▸ WRITTEN INSTRUCTION:
Shown below is a listing with pictures; reproduce exactly, and only, the lines between the ones containing "Convert this diagram to TikZ code." and "Social systems,\\business ownerships,\\high", inclusive, leaving the pictures out.
-------------------------
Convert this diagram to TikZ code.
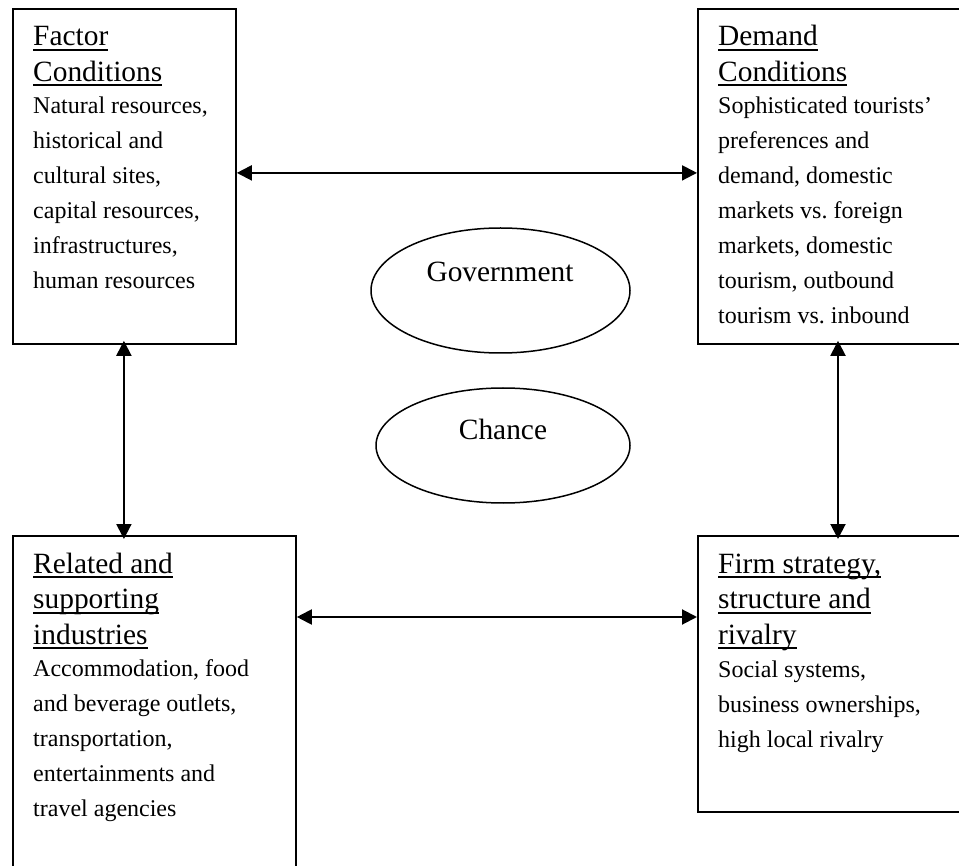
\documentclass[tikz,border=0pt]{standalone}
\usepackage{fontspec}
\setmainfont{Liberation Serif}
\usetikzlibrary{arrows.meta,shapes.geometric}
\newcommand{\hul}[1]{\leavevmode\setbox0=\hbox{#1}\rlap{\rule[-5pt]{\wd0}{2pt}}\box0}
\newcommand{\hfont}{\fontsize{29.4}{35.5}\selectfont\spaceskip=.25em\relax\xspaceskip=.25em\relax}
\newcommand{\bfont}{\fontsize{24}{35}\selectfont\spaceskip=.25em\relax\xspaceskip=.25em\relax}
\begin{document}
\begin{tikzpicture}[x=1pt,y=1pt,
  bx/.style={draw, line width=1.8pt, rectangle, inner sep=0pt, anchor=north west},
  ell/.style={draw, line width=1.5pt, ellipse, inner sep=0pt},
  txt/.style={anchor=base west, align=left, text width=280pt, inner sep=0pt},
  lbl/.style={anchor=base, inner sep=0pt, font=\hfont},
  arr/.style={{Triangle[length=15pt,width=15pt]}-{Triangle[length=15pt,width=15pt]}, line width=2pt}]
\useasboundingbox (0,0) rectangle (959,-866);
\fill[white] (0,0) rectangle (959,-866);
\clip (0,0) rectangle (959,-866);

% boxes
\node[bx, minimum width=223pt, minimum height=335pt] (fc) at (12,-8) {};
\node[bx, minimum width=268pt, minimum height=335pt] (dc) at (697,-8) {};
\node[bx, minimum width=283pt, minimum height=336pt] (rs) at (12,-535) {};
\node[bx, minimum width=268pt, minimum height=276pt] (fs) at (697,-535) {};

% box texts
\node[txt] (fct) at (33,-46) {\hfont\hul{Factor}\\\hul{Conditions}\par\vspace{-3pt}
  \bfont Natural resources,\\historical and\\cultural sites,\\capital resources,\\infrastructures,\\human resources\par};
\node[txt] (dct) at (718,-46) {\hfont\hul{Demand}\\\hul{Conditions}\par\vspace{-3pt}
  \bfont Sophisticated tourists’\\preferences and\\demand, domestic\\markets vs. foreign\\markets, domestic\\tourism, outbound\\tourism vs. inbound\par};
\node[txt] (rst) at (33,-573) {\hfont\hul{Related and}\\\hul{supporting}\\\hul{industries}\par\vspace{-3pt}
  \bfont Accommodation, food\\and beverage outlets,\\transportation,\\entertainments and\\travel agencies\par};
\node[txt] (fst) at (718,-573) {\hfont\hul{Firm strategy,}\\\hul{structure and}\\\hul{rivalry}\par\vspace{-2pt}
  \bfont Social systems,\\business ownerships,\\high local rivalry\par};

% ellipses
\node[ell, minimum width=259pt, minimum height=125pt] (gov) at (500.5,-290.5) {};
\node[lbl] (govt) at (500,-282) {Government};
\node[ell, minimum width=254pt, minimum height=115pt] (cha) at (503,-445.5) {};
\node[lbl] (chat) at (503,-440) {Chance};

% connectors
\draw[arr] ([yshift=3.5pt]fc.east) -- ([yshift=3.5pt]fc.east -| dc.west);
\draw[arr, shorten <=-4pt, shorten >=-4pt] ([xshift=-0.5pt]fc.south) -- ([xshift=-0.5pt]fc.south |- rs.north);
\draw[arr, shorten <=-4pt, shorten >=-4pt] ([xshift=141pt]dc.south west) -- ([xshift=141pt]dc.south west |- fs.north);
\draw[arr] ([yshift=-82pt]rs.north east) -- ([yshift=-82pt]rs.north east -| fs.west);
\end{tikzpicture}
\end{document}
-------------------------
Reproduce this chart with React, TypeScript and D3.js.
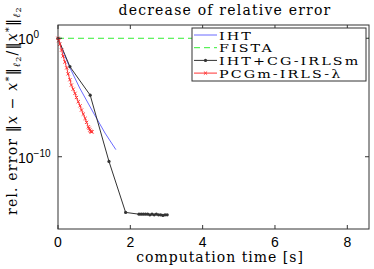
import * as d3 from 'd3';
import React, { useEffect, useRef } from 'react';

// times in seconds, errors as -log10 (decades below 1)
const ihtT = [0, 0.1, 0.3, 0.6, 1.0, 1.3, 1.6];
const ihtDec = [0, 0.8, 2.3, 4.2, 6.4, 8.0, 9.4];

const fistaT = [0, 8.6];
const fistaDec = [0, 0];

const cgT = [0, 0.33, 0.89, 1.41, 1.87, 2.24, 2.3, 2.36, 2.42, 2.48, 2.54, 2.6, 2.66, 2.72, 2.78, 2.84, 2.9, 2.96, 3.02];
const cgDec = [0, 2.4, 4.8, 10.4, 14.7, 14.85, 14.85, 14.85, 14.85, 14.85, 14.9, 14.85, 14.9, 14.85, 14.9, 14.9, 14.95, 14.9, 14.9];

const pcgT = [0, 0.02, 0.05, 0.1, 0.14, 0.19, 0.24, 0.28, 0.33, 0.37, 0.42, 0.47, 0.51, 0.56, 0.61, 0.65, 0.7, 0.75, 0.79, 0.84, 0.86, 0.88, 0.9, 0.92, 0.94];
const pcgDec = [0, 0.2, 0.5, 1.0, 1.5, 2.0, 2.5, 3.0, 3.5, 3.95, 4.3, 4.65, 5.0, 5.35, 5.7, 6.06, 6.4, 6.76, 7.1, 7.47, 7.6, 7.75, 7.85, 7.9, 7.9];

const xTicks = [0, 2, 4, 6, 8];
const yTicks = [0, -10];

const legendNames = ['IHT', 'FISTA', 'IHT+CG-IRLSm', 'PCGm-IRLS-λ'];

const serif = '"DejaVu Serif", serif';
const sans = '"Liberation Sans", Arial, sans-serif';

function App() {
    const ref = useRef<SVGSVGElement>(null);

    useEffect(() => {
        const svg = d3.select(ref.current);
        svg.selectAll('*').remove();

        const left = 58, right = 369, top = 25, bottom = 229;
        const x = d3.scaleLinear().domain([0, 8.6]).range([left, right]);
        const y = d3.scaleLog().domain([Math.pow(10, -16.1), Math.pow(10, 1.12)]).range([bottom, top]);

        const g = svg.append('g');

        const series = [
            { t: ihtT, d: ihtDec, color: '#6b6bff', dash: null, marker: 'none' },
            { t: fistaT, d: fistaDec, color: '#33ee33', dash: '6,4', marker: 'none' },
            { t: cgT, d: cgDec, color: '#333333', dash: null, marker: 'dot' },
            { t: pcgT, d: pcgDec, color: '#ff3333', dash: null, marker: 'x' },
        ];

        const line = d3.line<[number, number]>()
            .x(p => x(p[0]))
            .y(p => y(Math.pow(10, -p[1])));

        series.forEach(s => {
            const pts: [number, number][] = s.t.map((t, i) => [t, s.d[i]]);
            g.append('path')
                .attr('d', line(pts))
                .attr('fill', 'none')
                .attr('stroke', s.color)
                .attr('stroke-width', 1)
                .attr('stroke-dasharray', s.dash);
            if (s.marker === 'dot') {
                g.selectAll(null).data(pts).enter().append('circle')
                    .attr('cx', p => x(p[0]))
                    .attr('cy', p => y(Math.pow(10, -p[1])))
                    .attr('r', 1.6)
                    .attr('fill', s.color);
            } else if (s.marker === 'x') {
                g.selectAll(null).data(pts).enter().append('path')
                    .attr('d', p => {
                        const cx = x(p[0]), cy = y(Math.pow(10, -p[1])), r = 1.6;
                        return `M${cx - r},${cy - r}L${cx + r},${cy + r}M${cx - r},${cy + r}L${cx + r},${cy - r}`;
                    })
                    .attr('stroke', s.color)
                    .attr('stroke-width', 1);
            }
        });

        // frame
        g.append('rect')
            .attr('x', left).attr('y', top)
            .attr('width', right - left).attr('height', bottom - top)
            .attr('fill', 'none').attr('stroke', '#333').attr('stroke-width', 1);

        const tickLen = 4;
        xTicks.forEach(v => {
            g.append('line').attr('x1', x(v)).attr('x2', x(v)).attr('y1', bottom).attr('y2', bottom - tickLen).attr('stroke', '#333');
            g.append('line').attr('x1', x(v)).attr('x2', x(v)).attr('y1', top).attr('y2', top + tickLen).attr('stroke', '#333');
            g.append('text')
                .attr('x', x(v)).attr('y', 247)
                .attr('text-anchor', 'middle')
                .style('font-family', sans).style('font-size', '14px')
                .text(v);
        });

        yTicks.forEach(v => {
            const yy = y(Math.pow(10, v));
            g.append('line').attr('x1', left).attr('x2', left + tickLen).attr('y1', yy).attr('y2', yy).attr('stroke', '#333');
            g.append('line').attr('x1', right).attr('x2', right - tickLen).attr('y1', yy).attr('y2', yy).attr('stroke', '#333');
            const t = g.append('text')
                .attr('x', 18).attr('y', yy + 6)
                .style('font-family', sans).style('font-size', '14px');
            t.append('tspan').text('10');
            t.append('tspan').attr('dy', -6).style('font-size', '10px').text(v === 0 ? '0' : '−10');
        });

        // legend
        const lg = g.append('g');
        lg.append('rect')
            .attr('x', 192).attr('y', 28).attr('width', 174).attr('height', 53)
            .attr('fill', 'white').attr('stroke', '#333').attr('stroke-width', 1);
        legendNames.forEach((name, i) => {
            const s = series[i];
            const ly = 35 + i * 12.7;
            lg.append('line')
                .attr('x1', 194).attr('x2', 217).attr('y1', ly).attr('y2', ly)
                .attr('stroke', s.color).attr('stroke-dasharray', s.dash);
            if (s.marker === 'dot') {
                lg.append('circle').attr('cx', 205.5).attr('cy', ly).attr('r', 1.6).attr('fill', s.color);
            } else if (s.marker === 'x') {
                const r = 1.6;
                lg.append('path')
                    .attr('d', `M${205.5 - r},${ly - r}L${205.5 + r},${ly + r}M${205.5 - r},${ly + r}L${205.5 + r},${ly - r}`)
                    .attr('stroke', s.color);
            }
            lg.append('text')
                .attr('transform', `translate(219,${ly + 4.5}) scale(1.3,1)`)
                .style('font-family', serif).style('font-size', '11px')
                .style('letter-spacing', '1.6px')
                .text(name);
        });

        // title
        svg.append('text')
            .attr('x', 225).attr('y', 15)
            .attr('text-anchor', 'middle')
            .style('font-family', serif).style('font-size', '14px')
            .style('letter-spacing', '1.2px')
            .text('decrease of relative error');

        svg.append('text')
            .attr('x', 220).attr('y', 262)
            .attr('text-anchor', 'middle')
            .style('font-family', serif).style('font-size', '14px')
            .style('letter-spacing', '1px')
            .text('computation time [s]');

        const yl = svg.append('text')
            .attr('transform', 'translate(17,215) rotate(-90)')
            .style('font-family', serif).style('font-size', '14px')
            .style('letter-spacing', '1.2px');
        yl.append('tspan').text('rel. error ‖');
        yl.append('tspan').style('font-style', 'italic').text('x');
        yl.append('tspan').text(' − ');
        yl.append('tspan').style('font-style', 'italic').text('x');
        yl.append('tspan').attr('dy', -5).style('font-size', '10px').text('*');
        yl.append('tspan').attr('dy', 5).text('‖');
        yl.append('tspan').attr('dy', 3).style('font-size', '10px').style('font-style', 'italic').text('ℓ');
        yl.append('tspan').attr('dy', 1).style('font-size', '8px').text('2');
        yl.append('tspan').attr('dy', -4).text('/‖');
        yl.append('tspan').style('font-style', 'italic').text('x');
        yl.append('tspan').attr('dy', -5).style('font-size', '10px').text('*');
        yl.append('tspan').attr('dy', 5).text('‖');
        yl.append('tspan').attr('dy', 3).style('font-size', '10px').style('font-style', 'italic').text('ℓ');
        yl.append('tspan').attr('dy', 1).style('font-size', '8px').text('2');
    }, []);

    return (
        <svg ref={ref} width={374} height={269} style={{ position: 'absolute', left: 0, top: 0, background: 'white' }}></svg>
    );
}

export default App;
-------------------------
▸ CORRECT RESPONSE:
Convert this diagram to TikZ code.
\documentclass[tikz,border=0pt]{standalone}
\usepackage{fontspec}
\setmainfont{Liberation Serif}
\usetikzlibrary{arrows.meta,shapes.geometric}
\newcommand{\hul}[1]{\leavevmode\setbox0=\hbox{#1}\rlap{\rule[-5pt]{\wd0}{2pt}}\box0}
\newcommand{\hfont}{\fontsize{29.4}{35.5}\selectfont\spaceskip=.25em\relax\xspaceskip=.25em\relax}
\newcommand{\bfont}{\fontsize{24}{35}\selectfont\spaceskip=.25em\relax\xspaceskip=.25em\relax}
\begin{document}
\begin{tikzpicture}[x=1pt,y=1pt,
  bx/.style={draw, line width=1.8pt, rectangle, inner sep=0pt, anchor=north west},
  ell/.style={draw, line width=1.5pt, ellipse, inner sep=0pt},
  txt/.style={anchor=base west, align=left, text width=280pt, inner sep=0pt},
  lbl/.style={anchor=base, inner sep=0pt, font=\hfont},
  arr/.style={{Triangle[length=15pt,width=15pt]}-{Triangle[length=15pt,width=15pt]}, line width=2pt}]
\useasboundingbox (0,0) rectangle (959,-866);
\fill[white] (0,0) rectangle (959,-866);
\clip (0,0) rectangle (959,-866);

% boxes
\node[bx, minimum width=223pt, minimum height=335pt] (fc) at (12,-8) {};
\node[bx, minimum width=268pt, minimum height=335pt] (dc) at (697,-8) {};
\node[bx, minimum width=283pt, minimum height=336pt] (rs) at (12,-535) {};
\node[bx, minimum width=268pt, minimum height=276pt] (fs) at (697,-535) {};

% box texts
\node[txt] (fct) at (33,-46) {\hfont\hul{Factor}\\\hul{Conditions}\par\vspace{-3pt}
  \bfont Natural resources,\\historical and\\cultural sites,\\capital resources,\\infrastructures,\\human resources\par};
\node[txt] (dct) at (718,-46) {\hfont\hul{Demand}\\\hul{Conditions}\par\vspace{-3pt}
  \bfont Sophisticated tourists’\\preferences and\\demand, domestic\\markets vs. foreign\\markets, domestic\\tourism, outbound\\tourism vs. inbound\par};
\node[txt] (rst) at (33,-573) {\hfont\hul{Related and}\\\hul{supporting}\\\hul{industries}\par\vspace{-3pt}
  \bfont Accommodation, food\\and beverage outlets,\\transportation,\\entertainments and\\travel agencies\par};
\node[txt] (fst) at (718,-573) {\hfont\hul{Firm strategy,}\\\hul{structure and}\\\hul{rivalry}\par\vspace{-2pt}
  \bfont Social systems,\\business ownerships,\\high local rivalry\par};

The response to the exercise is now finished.